SONO L’UOMO PIU’ FELICE DEL MONDO – Sami ce l’ha fatta. Così come chiedeva suo padre, è vivo. Lo ha voluto Dio: “Ogni volta che mi presentavo davanti a Lui, davanti a Dio, mi diceva di no – racconta con la voce che diventa un filo – Mi sono sentito in colpa tutta la vita, in colpa di essere sopravvissuto, ma non sono un privilegiato. Ero un ragazzo come voi e mi hanno tolto tutto – dice Modiano rivolto agli studenti del Grassi, dell’Alighieri, del Manzoni, agli studenti delle medie che affronteranno fra qualche giorno il viaggio della Memoria e visiteranno i campi di sterminio poco distanti da Cracovia – Dal 2005 però sono l’uomo più felice del mondo e ho trovato la risposta a tutti gli interrogativi che mi hanno tormentato per anni e anni. La risposta siete voi. Voi siete la speranza, siete quelli che quando io non ci sarò più, faranno in modo che non succeda di nuovo”.
Sami Modiano aveva 13 anni e mezzo quando è stato deportato a Bikenau; 14 quando è uscito da Aushwitz. Sono i luoghi della Memoria in cui torna ogni anno per guidare gruppi di persone, raccontando la sua storia che è anche quella di milioni di ebrei colpevoli solo di essere nati. Con lui furono deportati 2220 membri della comunità ebraica di Rodi in Grecia, 500 anni di storia e convivenza religiosa cancellati dalla follia nazista: “Ma io parlo anche degli omosessuali, dei disabili, dei rom, 11 milioni di persone uccise”.
La fine dell’incontro è solo un abbraccio, prima un gesto ripetuto tante volte dal palco, circondato solo da occhi rossi di pianto, anche quelli del sindaco Damiano Coletta, dell’assessore alla Scuola, Gianmarco Proietti, della dirigente scolastica Gianna Bellardini.

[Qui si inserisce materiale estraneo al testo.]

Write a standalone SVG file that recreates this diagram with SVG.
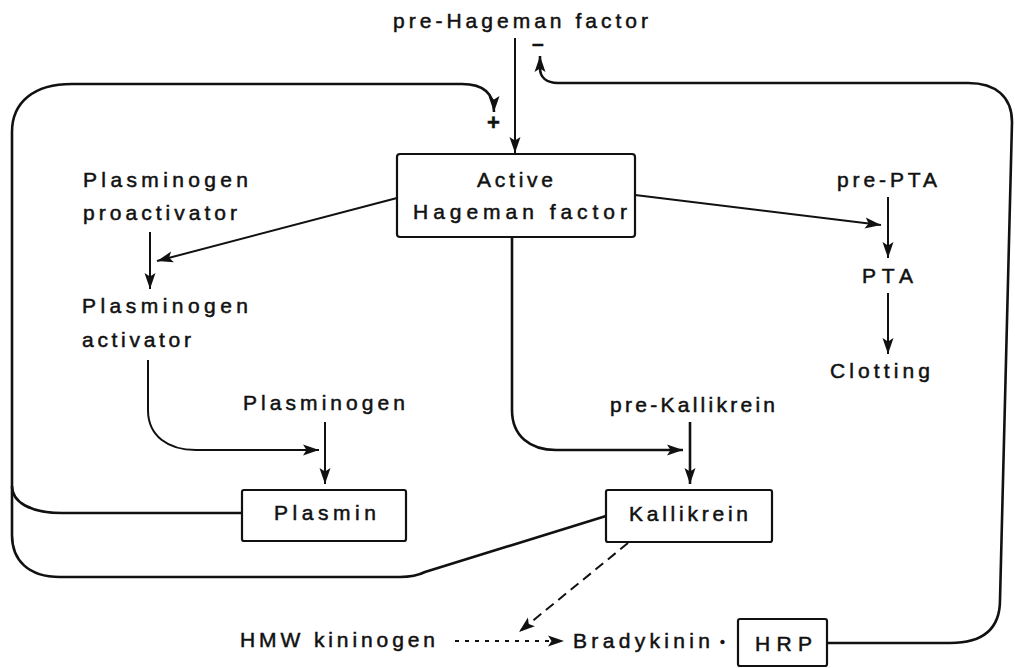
<svg xmlns="http://www.w3.org/2000/svg" width="1015" height="668" viewBox="0 0 1015 668">
<style>
.t{font-family:"Liberation Sans",Arial,sans-serif;font-size:21px;fill:#111;stroke:#111;stroke-width:0.5}
.box{fill:#fff;stroke:#111;stroke-width:2.2}
.c{fill:none;stroke:#111;stroke-width:2}
.thick{stroke-width:2.6}
.d{stroke-dasharray:10 6}
.dt{stroke-dasharray:4 6}
</style>
<defs>
<marker id="ah" markerUnits="userSpaceOnUse" markerWidth="18" markerHeight="12" refX="16" refY="6" orient="auto">
<path d="M0,0.5 L16,6 L0,11.5 L3.5,6 z" fill="#111"/>
</marker>
</defs>
<rect width="1015" height="668" fill="#fff"/>
<g id="connectors">
<path class="c" d="M515,38 V153" marker-end="url(#ah)"/>
<path class="c thick" d="M242,513 H62 C30,513 12,502 12,486"/>
<path class="c thick" d="M606,516 L425,572 Q415,577 400,577 H60 C28,577 12,560 12,535 V132 C12,102 34,84 72,84 H462 C484,84 494,94 494,112" marker-end="url(#ah)"/>
<path class="c thick" d="M827,643 H950 C984,643 1000,628 1000,600 L1012,122 C1012,97 996,83 968,83 H558 C546,83 540,77 540,68 V56" marker-end="url(#ah)"/>
<path class="c" d="M397,198 L157,261" marker-end="url(#ah)"/>
<path class="c" d="M150,232 V289" marker-end="url(#ah)"/>
<path class="c" d="M635,195 L881,225" marker-end="url(#ah)"/>
<path class="c" d="M888,197 V258" marker-end="url(#ah)"/>
<path class="c" d="M888,293 V354" marker-end="url(#ah)"/>
<path class="c" d="M148,360 V410 C148,436 168,450 196,450 H319" marker-end="url(#ah)"/>
<path class="c" d="M325,422 V484" marker-end="url(#ah)"/>
<path class="c thick" d="M512,237 V410 C512,436 530,450 556,450 H683" marker-end="url(#ah)"/>
<path class="c thick" d="M690,422 V484" marker-end="url(#ah)"/>
<path class="c d" d="M628,543 L519,632" marker-end="url(#ah)"/>
<path class="c dt" d="M455,641 H564" marker-end="url(#ah)"/>
</g>
<g id="pre-hageman"><text class="t" x="393" y="28" textLength="255" lengthAdjust="spacing">pre-Hageman factor</text></g>
<g id="active-hageman">
<rect class="box" x="397" y="154" width="238" height="83" rx="3"/>
<text class="t" x="477" y="187" textLength="76" lengthAdjust="spacing">Active</text>
<text class="t" x="413" y="219" textLength="214" lengthAdjust="spacing">Hageman factor</text>
</g>
<g id="signs">
<text class="t" x="487" y="130" style="font-weight:bold;font-size:22px">+</text>
<text class="t" x="532" y="50" style="font-weight:bold">–</text>
</g>
<g id="proactivator">
<text class="t" x="83" y="187" textLength="165" lengthAdjust="spacing">Plasminogen</text>
<text class="t" x="83" y="220" textLength="154" lengthAdjust="spacing">proactivator</text>
</g>
<g id="activator">
<text class="t" x="82" y="313" textLength="166" lengthAdjust="spacing">Plasminogen</text>
<text class="t" x="82" y="347" textLength="109" lengthAdjust="spacing">activator</text>
</g>
<g id="plasminogen"><text class="t" x="243" y="410" textLength="162" lengthAdjust="spacing">Plasminogen</text></g>
<g id="plasmin">
<rect class="box" x="242" y="490" width="164" height="51" rx="2"/>
<text class="t" x="274" y="520" textLength="102" lengthAdjust="spacing">Plasmin</text>
</g>
<g id="pre-kallikrein"><text class="t" x="610" y="412" textLength="165" lengthAdjust="spacing">pre-Kallikrein</text></g>
<g id="kallikrein">
<rect class="box" x="606" y="490" width="166" height="52" rx="2"/>
<text class="t" x="629" y="521" textLength="119" lengthAdjust="spacing">Kallikrein</text>
</g>
<g id="pre-pta"><text class="t" x="837" y="187" textLength="100" lengthAdjust="spacing">pre-PTA</text></g>
<g id="pta"><text class="t" x="862" y="283" textLength="51" lengthAdjust="spacing">PTA</text></g>
<g id="clotting"><text class="t" x="830" y="378" textLength="100" lengthAdjust="spacing">Clotting</text></g>
<g id="hmw"><text class="t" x="240" y="647" textLength="195" lengthAdjust="spacing">HMW kininogen</text></g>
<g id="bradykinin">
<text class="t" x="573" y="648" textLength="137" lengthAdjust="spacing">Bradykinin</text>
<text class="t" x="720" y="647" style="font-size:14px">•</text>
</g>
<g id="hrp">
<rect class="box" x="738" y="619" width="89" height="47" rx="2"/>
<text class="t" x="755" y="651" textLength="57" lengthAdjust="spacing">HRP</text>
</g>
</svg>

Poi arriva l’abbraccio vero, quando sceso in platea invita gli studenti ad avvicinarsi, a fare domande, e lancia l’ultima raccomandazione: “Ragazzi studiate, approfittate dei vostri genitori che vi seguono, di chi si occupa di voi. Io non ho potuto farlo”. Sì, perché anche se Samuel Modiano era un bravo studente, faceva solo la terza elementare quando è stato espulso da scuola a causa delle leggi razziali. «Un giorno – ha cominciato il suo racconto – mi ero svegliato bambino e andai a letto ebreo, espulso da scuola e con il volto rigato dalle lacrime». Sopravvissuto al campo di sterminio, ma senza familiari superstiti, dopo Birkenau ha dovuto pensare a procurarsi da vivere. Nella vita però ha imparato molte lingue, tra cui lo Swahili in Africa dove ha vissuto. Ha anche scritto un libro: Per questo ho vissuto. La mia vita ad Auschwitz-Birkenau e altri esili i cui diritti sono devoluti al Museo della Shoah di Roma.
Il messaggio che lascia è in queste parole: “Vi auguro felicità e che i vostri occhi, e quelli dei vostri figli, non vedano mai quello che ho visto io. Vi auguro un futuro di pace, armonia, fratellanza. Perché siamo tutti esseri umani e dobbiamo volerci bene”.